May 19, 2004

Wordcraft

A book that looks interesting, though I haven't read it: Alex Frankel's "Wordcraft: the Art of Turning Little Words into Big Business".

Nathan Bierma at Nathan's Notebook offers a blizzard of interesting Wordcraft links: his own Chicago Tribune review, on-line academic lectures on naming at Stanford (from a course on The Language of Advertising) and Penn, and the 1997 Wired article out of which Frankel's book was developed. Nathan also provides the last graf of his review, cut by some merciless Tribune editor:

"Of course, this kind of inspection could backfire, as Nunberg observed last year in the New York Times. "As advertisers have known for a long time," he wrote, "no audience is easier to beguile than one that is smugly confident of its own sophistication.""

Wordlab quotes David Kippen's slightly skeptical review, which says that "If a silly name like Accenture strikes you as "forward-thinking," you may be spending too much time hanging around boardrooms and breathing in Magic Marker fumes." Kippen ends with this:

... when the juicy anecdotes start flying, it's hard to begrudge [Frankel] his occasional swigs of BlackBerry Kool-Aid. Did you know that the poet Marianne Moore had a long correspondence with an automobile namer, from which the car names Civic and Diamante may eventually have sprung? Or that the consulting firm that coined Viagra is itself named -- I swear -- Wood Worldwide.

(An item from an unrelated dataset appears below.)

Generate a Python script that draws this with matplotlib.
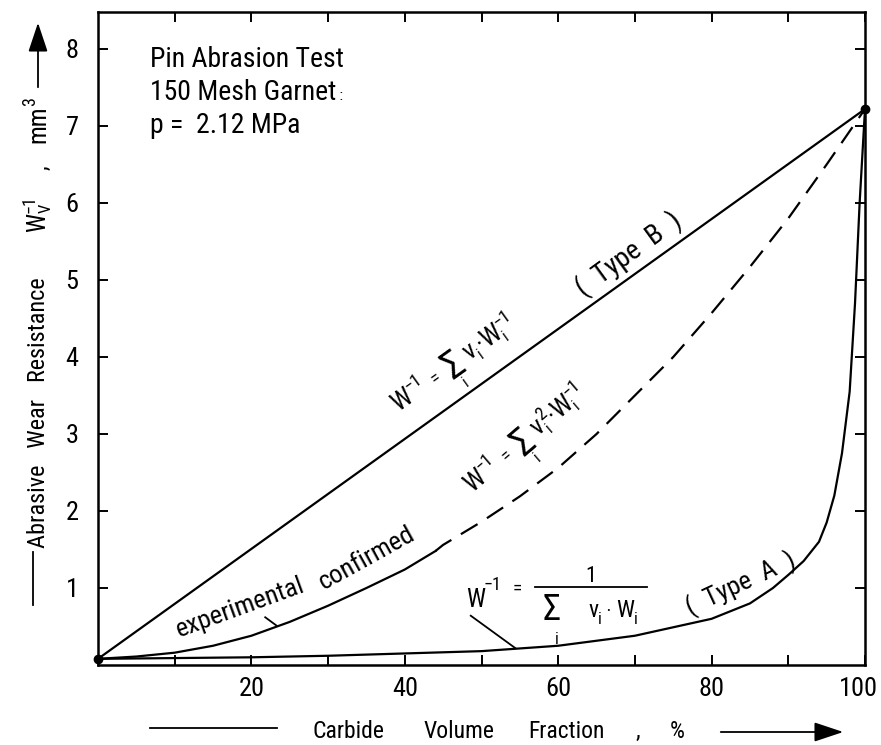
import math
import matplotlib
matplotlib.use("Agg")
import matplotlib.pyplot as plt
from matplotlib import font_manager as fm
from matplotlib.lines import Line2D
from matplotlib.patches import FancyArrowPatch
from matplotlib.transforms import ScaledTranslation

# ---------------- data ----------------
typeB_x = [0, 100]
typeB_y = [0.08, 7.22]

exp_x = [0, 5, 10, 15, 20, 25, 30, 35, 40, 44]
exp_y = [0.08, 0.11, 0.16, 0.25, 0.38, 0.56, 0.77, 1.0, 1.24, 1.48]

dash_x = [44, 45, 50, 55, 60, 65, 70, 75, 80, 85, 90, 95, 100]
dash_y = [1.48, 1.56, 1.86, 2.19, 2.56, 3.0, 3.5, 4.0, 4.57, 5.17, 5.8, 6.5, 7.22]

typeA_x = [0, 10, 20, 30, 40, 50, 60, 70, 80, 85, 88, 90, 92, 94, 95, 96, 97, 98, 98.7, 99.3, 100]
typeA_y = [0.08, 0.09, 0.10, 0.12, 0.15, 0.18, 0.25, 0.38, 0.6, 0.8, 1.0, 1.17, 1.35, 1.6, 1.85,
           2.2, 2.75, 3.55, 4.7, 6.0, 7.22]

end_x = [0, 100]
end_y = [0.08, 7.22]

xtick_major = [20, 40, 60, 80, 100]
xtick_minor = [10, 30, 50, 70, 90]
ytick_major = [1, 2, 3, 4, 5, 6, 7, 8]

header_lines = ["Pin Abrasion Test", "150 Mesh Garnet", "p =  2.12 MPa"]

# ---------------- fonts ----------------
names = {f.name for f in fm.fontManager.ttflist}
FONT = "DejaVu Sans"
STRETCH = "normal"
for cand in ["Roboto Condensed", "Liberation Sans Narrow", "Open Sans Condensed"]:
    if cand in names:
        FONT = cand
        break
else:
    STRETCH = "condensed"

plt.rcParams["font.family"] = [FONT, "DejaVu Sans"]
plt.rcParams["font.stretch"] = STRETCH
plt.rcParams["lines.scale_dashes"] = False

W, H = 881, 745
fig = plt.figure(figsize=(W / 100, H / 100), dpi=100)
L, R, T, B = 98, 865, 12, 665
ax = fig.add_axes([L / W, 1 - B / H, (R - L) / W, (B - T) / H])
ax.set_xlim(0, 100)
ax.set_ylim(0, 8.48)

lw = 1.6
ax.plot(typeB_x, typeB_y, color="black", lw=lw)
ax.plot(exp_x, exp_y, color="black", lw=lw)
ax.plot(dash_x, dash_y, color="black", lw=lw, dashes=(14, 8))
ax.plot(typeA_x, typeA_y, color="black", lw=lw)
ax.plot(end_x, end_y, "o", color="black", ms=6, clip_on=False, zorder=5)

for s in ax.spines.values():
    s.set_linewidth(1.8)

ax.set_xticks(xtick_major)
ax.set_xticks(xtick_minor, minor=True)
ax.set_yticks(ytick_major)
ax.set_xticklabels([str(v) for v in xtick_major])
ax.set_yticklabels([str(v) for v in ytick_major])
ax.tick_params(which="both", direction="in", top=True, right=True, length=7, width=1.4,
               labelsize=19)
ax.tick_params(axis="x", pad=9)
ax.tick_params(axis="y", pad=14)
last = ax.xaxis.get_major_ticks()[-1].label1
last.set_transform(last.get_transform() + ScaledTranslation(-5 / 72, 0, fig.dpi_scale_trans))

renderer = fig.canvas.get_renderer()


def twidth(s, fs):
    t = fig.text(0, 0, s, fontsize=fs)
    w = t.get_window_extent(renderer).width
    t.remove()
    return w


def put(px, py, s, fs, rot=0, ha="left"):
    return fig.text(px / W, 1 - py / H, s, fontsize=fs, rotation=rot, rotation_mode="anchor",
                    ha=ha, va="baseline")


def run(px0, py0, ang, pieces):
    """Lay text pieces along a (possibly rotated) baseline; coords in image pixels."""
    a = math.radians(ang)
    dx_dir, dy_dir = math.cos(a), -math.sin(a)
    ux, uy = -math.sin(a), -math.cos(a)
    cur = 0.0
    prev_x, prev_w = 0.0, 0.0
    for p in pieces:
        s, fs = p[0], p[1]
        dy = p[2] if len(p) > 2 else 0
        mode = p[3] if len(p) > 3 else "adv"
        dx = p[4] if len(p) > 4 else 0
        w = twidth(s, fs)
        if mode == "under":
            x = prev_x + (prev_w - w) / 2 + dx
        elif mode == "stack":
            x = prev_x + dx
            cur = max(cur, x + w)
        else:
            x = cur + dx
            cur = x + w
        if mode != "under":
            prev_x, prev_w = x, w
        px = px0 + x * dx_dir + dy * ux
        py = py0 + x * dy_dir + dy * uy
        put(px, py, s, fs, rot=ang)


# header
put(150, 67, header_lines[0], 20)
run(150, 100, 0, [(header_lines[1], 20), (" :", 11)])
put(150, 133, header_lines[2], 20)

# Type B label
run(398, 412, 35.6, [
    ("W", 19), ("\u22121", 13, 10), ("  =  ", 13), ("\u03a3", 27, -6), ("i", 12, -20, "under"),
    (" v", 19), ("i", 12, -6), ("\u00b7", 19), ("W", 19), ("i", 12, -6), ("\u22121", 13, 10, "stack"),
])
run(583, 297, 36, [("(  Type  B  )", 20)])

# dashed label
run(472, 493, 40.5, [
    ("W", 19), ("\u22121", 13, 10), ("  =  ", 13), ("\u03a3", 27, -6), ("i", 12, -20, "under"),
    (" v", 19), ("i", 12, -6), ("2", 13, 10, "stack"), ("\u00b7", 19), ("W", 19), ("i", 12, -6),
    ("\u22121", 13, 10, "stack"),
])

# experimental confirmed
run(179, 637, 20, [("experimental", 19)])
run(324, 590, 29, [("confirmed", 19)])
ax.plot([21.8, 23.3], [0.62, 0.51], color="black", lw=1.3)

# Type A formula (built from pieces)
put(466, 607, "W", 18)
put(484, 590, "\u22121", 13)
put(517, 594, "=", 14, ha="center")
fig.add_artist(Line2D([535 / W, 647 / W], [1 - 587 / H, 1 - 587 / H], color="black", lw=1.3))
put(591, 582, "1", 16, ha="center")
put(543, 620, "\u03a3", 26)
put(557, 644, "i", 12, ha="center")
run(588, 617, 0, [("v", 17), ("i", 12, -7), (" \u00b7 ", 14), ("W", 17), ("i", 12, -7)])
ax.plot([48.6, 54.4], [0.64, 0.22], color="black", lw=1.3)

run(690, 616, 25, [("(  Type  A  )", 19)])

# x axis label: line, words, arrow
fig.add_artist(Line2D([150 / W, 277 / W], [1 - 728 / H, 1 - 728 / H], color="black", lw=1.3))
for word, xp in [("Carbide", 312), ("Volume", 423), ("Fraction", 528), (",", 636), ("%", 670)]:
    put(xp, 738, word, 17)
fig.add_artist(FancyArrowPatch(
    (718 / W, 1 - 732 / H), (846 / W, 1 - 732 / H), transform=fig.transFigure,
    arrowstyle="-|>,head_length=0.9,head_width=0.3", mutation_scale=20, color="black", lw=1.3))

# y axis label: line, words, arrow
fig.add_artist(Line2D([33 / W, 33 / W], [1 - 605 / H, 1 - 552 / H], color="black", lw=1.3))
run(45, 548, 90, [("Abrasive   Wear   Resistance", 17.5)])
run(45, 232, 90, [("W", 18), ("V", 12, -6), ("\u22121", 13, 10, "stack")])
put(48, 170, ",", 17, rot=90)
run(45, 143, 90, [("mm", 18), ("3", 13, 10)])
fig.add_artist(FancyArrowPatch(
    (38 / W, 1 - 90 / H), (38 / W, 1 - 20 / H), transform=fig.transFigure,
    arrowstyle="-|>,head_length=0.9,head_width=0.3", mutation_scale=20, color="black", lw=1.3))

fig.savefig("out.png", dpi=100)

Blogcritics says that the book a "218-page-long puffed-up magazine article", and that "Chapter 7, on Viagra, is the only one worth reading carefully, and that only because the author explains the intricacies of the FDA's rules on drug naming." This is the most negative review I've seen.

Frankel has a weblog, but as of today, its only post (from May 7) says "This is a test." The book does have a web site with actual content, though, including links to other magazine articles that he's written on the subject.

For licensing information about "snuggle and all derivatives thereof ...; the adjective parsimonious; the preposition of; and the nouns crump, ether, parsley, helicopter, oligarchy,and rhodium", you'll have to check here at Language Log Lexical Industries with Dr. Geoffrey Pullum, Proprietor.